Evaluate a complex exponential at negative infinity [duplicate]

I am learning about the properties of the Fourier Series (FS), which is defined by:

$$x(t) = \sum_{k=-\infty}^{\infty}c_{x}[k]e^{j2\pi kt/T}\tag{1}$$

where $$c_{x}[k] = \frac{1}{T}\int_{T}x(t)e^{-j2\pi kt/T}\,dt.\tag{2}$$

One of the properties of FS is the time integration property, which is that:

$$\int_{-\infty}^{t}x(\tau)\,d\tau \overset{\mathscr{FS}}{\underset{T}\longleftrightarrow}\frac{c_{x}[k]}{j2\pi k/T},\quad k\neq 0 \ \text{ if }\ c_{x}[0] = 0 \tag{3}.$$ To prove this property, I integrated $$(1)$$ from $$-\infty$$ to $$t$$ in terms of $$\tau$$. However, when I am evaluating the indefinite integral, I need to find the value of $$e^{\frac{j2\pi k(-\infty)}{T}}$$.

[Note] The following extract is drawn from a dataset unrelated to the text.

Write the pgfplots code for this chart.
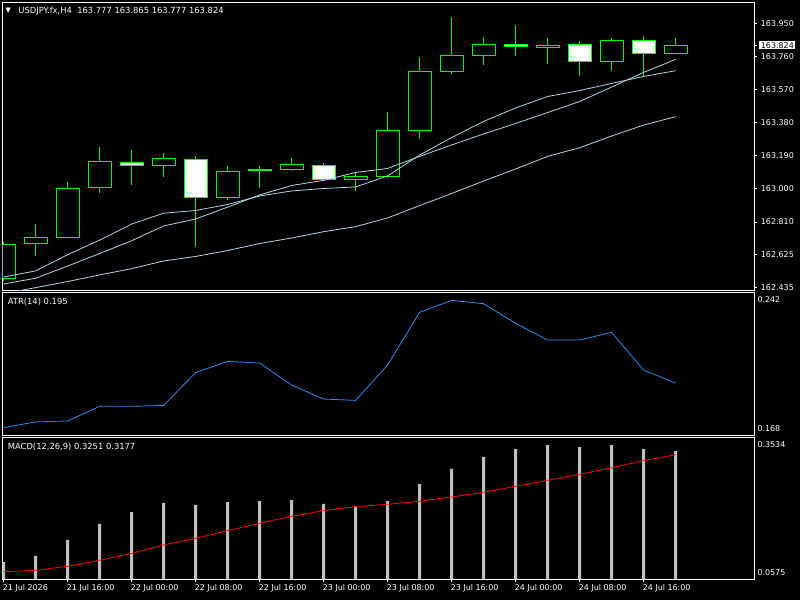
\documentclass[border=0pt]{standalone}
\usepackage{pgfplots}
\pgfplotsset{compat=1.18}
\usepackage{fontspec}
\setmainfont{DejaVu Sans}
\definecolor{malite}{RGB}{173,216,230}
\definecolor{atrblue}{RGB}{30,144,255}
\definecolor{silv}{RGB}{192,192,192}
\definecolor{lime}{RGB}{0,255,0}
\tikzset{lbl/.style={white, anchor=west, inner sep=0pt, font=\fontsize{8.4}{10}\selectfont}}
\begin{document}
\begin{tikzpicture}[font=\fontsize{8}{9.6}\selectfont]
\useasboundingbox (0,0) rectangle (800bp,-600bp);
\fill[black] (0,0) rectangle (800bp,-600bp);
\pgfplotsset{
  mt/.style={scale only axis, width=751.8bp, anchor=north west,
    axis line style={white, line width=0.8bp},
    xmin=-0.034, xmax=23.46, clip mode=individual},
  body/.style={draw=lime, line width=0.8bp, fill=#1},
}
% ---------------- main price panel (USDJPY H4) ----------------
\begin{axis}[mt, at={(2.5bp,-2.3bp)}, height=287.7bp,
  ymin=162.4195, ymax=164.0705, xtick=\empty,
  ytick={162.435,162.625,162.810,163.000,163.190,163.380,163.570,163.760,163.950},
  yticklabels={162.435,162.625,162.810,163.000,163.190,163.380,163.570,163.760,163.950},
  ytick pos=right, yticklabel pos=right, ytick align=outside,
  major tick length=3bp, ytick style={white, line width=0.8bp},
  yticklabel style={white, anchor=west, inner sep=0pt, xshift=3.4bp},
  extra y ticks={163.824}, extra y tick labels={163.824},
  extra y tick style={yticklabel style={fill=white, text=black, inner xsep=1.5pt, inner ysep=1.2pt, xshift=-1.5bp}},
  unbounded coords=jump,
]
% wicks: low to high of each H4 bar
\addplot[lime, line width=0.8bp] coordinates {
(0,162.473)(0,162.697)(0,nan) (1,162.616)(1,162.798)(1,nan) (2,162.722)(2,163.039)(2,nan)
(3,162.974)(3,163.240)(3,nan) (4,163.024)(4,163.223)(4,nan) (5,163.070)(5,163.206)(5,nan)
(6,162.668)(6,163.188)(6,nan) (7,162.936)(7,163.131)(7,nan) (8,163.007)(8,163.131)(8,nan)
(9,163.104)(9,163.177)(9,nan) (10,163.043)(10,163.147)(10,nan) (11,162.989)(11,163.095)(11,nan)
(12,163.065)(12,163.441)(12,nan) (13,163.288)(13,163.757)(13,nan) (14,163.661)(14,163.986)(14,nan)
(15,163.712)(15,163.871)(15,nan) (16,163.764)(16,163.940)(16,nan) (17,163.718)(17,163.866)(17,nan)
(18,163.650)(18,163.848)(18,nan) (19,163.675)(19,163.866)(19,nan) (20,163.640)(20,163.877)(20,nan)
(21,163.777)(21,163.865)};
% bodies: open/close (black = up bar, white = down bar)
\addplot[body=black] coordinates {(-0.36,162.487)(0.36,162.487)(0.36,162.684)(-0.36,162.684)} -- cycle;
\addplot[body=black] coordinates {(0.64,162.687)(1.36,162.687)(1.36,162.722)(0.64,162.722)} -- cycle;
\addplot[body=black] coordinates {(1.64,162.722)(2.36,162.722)(2.36,163.003)(1.64,163.003)} -- cycle;
\addplot[body=black] coordinates {(2.64,163.009)(3.36,163.009)(3.36,163.158)(2.64,163.158)} -- cycle;
\addplot[body=white] coordinates {(3.64,163.152)(4.36,163.152)(4.36,163.135)(3.64,163.135)} -- cycle;
\addplot[body=black] coordinates {(4.64,163.133)(5.36,163.133)(5.36,163.175)(4.64,163.175)} -- cycle;
\addplot[body=white] coordinates {(5.64,163.170)(6.36,163.170)(6.36,162.951)(5.64,162.951)} -- cycle;
\addplot[body=black] coordinates {(6.64,162.951)(7.36,162.951)(7.36,163.101)(6.64,163.101)} -- cycle;
\addplot[body=black] coordinates {(7.64,163.105)(8.36,163.105)(8.36,163.111)(7.64,163.111)} -- cycle;
\addplot[body=black] coordinates {(8.64,163.112)(9.36,163.112)(9.36,163.141)(8.64,163.141)} -- cycle;
\addplot[body=white] coordinates {(9.64,163.135)(10.36,163.135)(10.36,163.055)(9.64,163.055)} -- cycle;
\addplot[body=black] coordinates {(10.64,163.055)(11.36,163.055)(11.36,163.072)(10.64,163.072)} -- cycle;
\addplot[body=black] coordinates {(11.64,163.072)(12.36,163.072)(12.36,163.336)(11.64,163.336)} -- cycle;
\addplot[body=black] coordinates {(12.64,163.336)(13.36,163.336)(13.36,163.675)(12.64,163.675)} -- cycle;
\addplot[body=black] coordinates {(13.64,163.675)(14.36,163.675)(14.36,163.766)(13.64,163.766)} -- cycle;
\addplot[body=black] coordinates {(14.64,163.766)(15.36,163.766)(15.36,163.829)(14.64,163.829)} -- cycle;
\addplot[body=white] coordinates {(15.64,163.831)(16.36,163.831)(16.36,163.820)(15.64,163.820)} -- cycle;
\addplot[body=black] coordinates {(16.64,163.812)(17.36,163.812)(17.36,163.824)(16.64,163.824)} -- cycle;
\addplot[body=white] coordinates {(17.64,163.829)(18.36,163.829)(18.36,163.732)(17.64,163.732)} -- cycle;
\addplot[body=black] coordinates {(18.64,163.732)(19.36,163.732)(19.36,163.852)(18.64,163.852)} -- cycle;
\addplot[body=white] coordinates {(19.64,163.852)(20.36,163.852)(20.36,163.778)(19.64,163.778)} -- cycle;
\addplot[body=black] coordinates {(20.64,163.777)(21.36,163.777)(21.36,163.824)(20.64,163.824)} -- cycle;
% moving averages
\addplot[malite, line width=0.8bp] coordinates {(0,162.494)(1,162.529)(2,162.622)(3,162.706)(4,162.798)(5,162.860)(6,162.876)(7,162.910)(8,162.959)(9,162.988)(10,163.002)(11,163.011)(12,163.074)(13,163.194)(14,163.294)(15,163.387)(16,163.464)(17,163.530)(18,163.564)(19,163.605)(20,163.645)(21,163.678)};
\addplot[malite, line width=0.8bp] coordinates {(0,162.454)(1,162.487)(2,162.557)(3,162.629)(4,162.702)(5,162.787)(6,162.827)(7,162.895)(8,162.965)(9,163.019)(10,163.049)(11,163.094)(12,163.117)(13,163.186)(14,163.252)(15,163.315)(16,163.375)(17,163.438)(18,163.501)(19,163.584)(20,163.668)(21,163.743)};
\addplot[malite, line width=0.8bp] coordinates {(0,162.398)(1,162.433)(2,162.468)(3,162.506)(4,162.542)(5,162.586)(6,162.612)(7,162.646)(8,162.686)(9,162.718)(10,162.754)(11,162.783)(12,162.833)(13,162.904)(14,162.973)(15,163.045)(16,163.114)(17,163.186)(18,163.236)(19,163.303)(20,163.366)(21,163.414)};
\end{axis}
% ---------------- ATR panel ----------------
\begin{axis}[mt, at={(2.5bp,-292.7bp)}, height=142.3bp,
  ymin=0.168, ymax=0.242, xtick=\empty, ytick=\empty]
\addplot[atrblue, line width=0.8bp] coordinates {(0,0.1718)(1,0.1748)(2,0.1753)(3,0.1829)(4,0.1829)(5,0.1834)(6,0.2004)(7,0.2063)(8,0.2054)(9,0.1940)(10,0.1867)(11,0.1860)(12,0.2044)(13,0.2318)(14,0.2380)(15,0.2363)(16,0.2261)(17,0.2174)(18,0.2174)(19,0.2214)(20,0.2018)(21,0.1950)};
\node[lbl] at (rel axis cs:0,1) [xshift=5.2bp, yshift=-9bp] {ATR(14) 0.195};
\node[white, anchor=west, inner sep=0pt] at (rel axis cs:1,1) [xshift=3bp, yshift=-6.6bp] {0.242};
\node[white, anchor=west, inner sep=0pt] at (rel axis cs:1,0) [xshift=3bp, yshift=6.7bp] {0.168};
\end{axis}
% ---------------- MACD panel ----------------
\begin{axis}[mt, at={(2.5bp,-437.7bp)}, height=141.3bp,
  ymin=0.0575, ymax=0.3534, ytick=\empty,
  xtick={0,2,4,6,8,10,12,14,16,18,20},
  xticklabels={21 Jul 2026,21 Jul 16:00,22 Jul 00:00,22 Jul 08:00,22 Jul 16:00,23 Jul 00:00,23 Jul 08:00,23 Jul 16:00,24 Jul 00:00,24 Jul 08:00,24 Jul 16:00},
  xtick pos=bottom, xtick align=outside, major tick length=3bp,
  xtick style={white, line width=0.8bp},
  xticklabel style={white, anchor=north west, inner sep=0pt, xshift=-1bp, yshift=-1.8bp},
]
\addplot[ybar, bar width=3bp, bar shift=0pt, fill=silv, draw=none] coordinates {(0,0.0931)(1,0.1057)(2,0.1392)(3,0.1727)(4,0.1978)(5,0.2167)(6,0.2125)(7,0.2187)(8,0.2208)(9,0.2229)(10,0.2146)(11,0.2097)(12,0.2208)(13,0.2564)(14,0.2879)(15,0.3130)(16,0.3297)(17,0.3381)(18,0.3339)(19,0.3381)(20,0.3297)(21,0.3251)};
\addplot[red, line width=0.8bp] coordinates {(0,0.0728)(1,0.0757)(2,0.0841)(3,0.0967)(4,0.1113)(5,0.1287)(6,0.1427)(7,0.1586)(8,0.1741)(9,0.1888)(10,0.2005)(11,0.2089)(12,0.2139)(13,0.2202)(14,0.2292)(15,0.2391)(16,0.2516)(17,0.2642)(18,0.2768)(19,0.2906)(20,0.3052)(21,0.3177)};
\node[lbl] at (rel axis cs:0,1) [xshift=5.2bp, yshift=-9bp] {MACD(12,26,9) 0.3251 0.3177};
\node[white, anchor=west, inner sep=0pt] at (rel axis cs:1,1) [xshift=3bp, yshift=-7.3bp] {0.3534};
\node[white, anchor=west, inner sep=0pt] at (rel axis cs:1,0) [xshift=3bp, yshift=6.7bp] {0.0575};
\end{axis}
% header
\node[white, inner sep=0pt, font=\fontsize{7}{7}\selectfont] at (8.4bp,-11bp) {▼};
\node[lbl] at (18.3bp,-10.7bp) {USDJPY.fx,H4\ \ 163.777 163.865 163.777 163.824};
\end{tikzpicture}
\end{document}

I almost jumped to the conclusion that an exponential raised to $$-\infty$$ must be $$0$$, which is what the proof requires in order for the property to hold true. However, $$k$$ can be negative, and, more importantly, a complex exponential is periodic, so I don't know how to evaluate it at $$-\infty$$.

I would like some insight into why we can treat this evaluation as zero.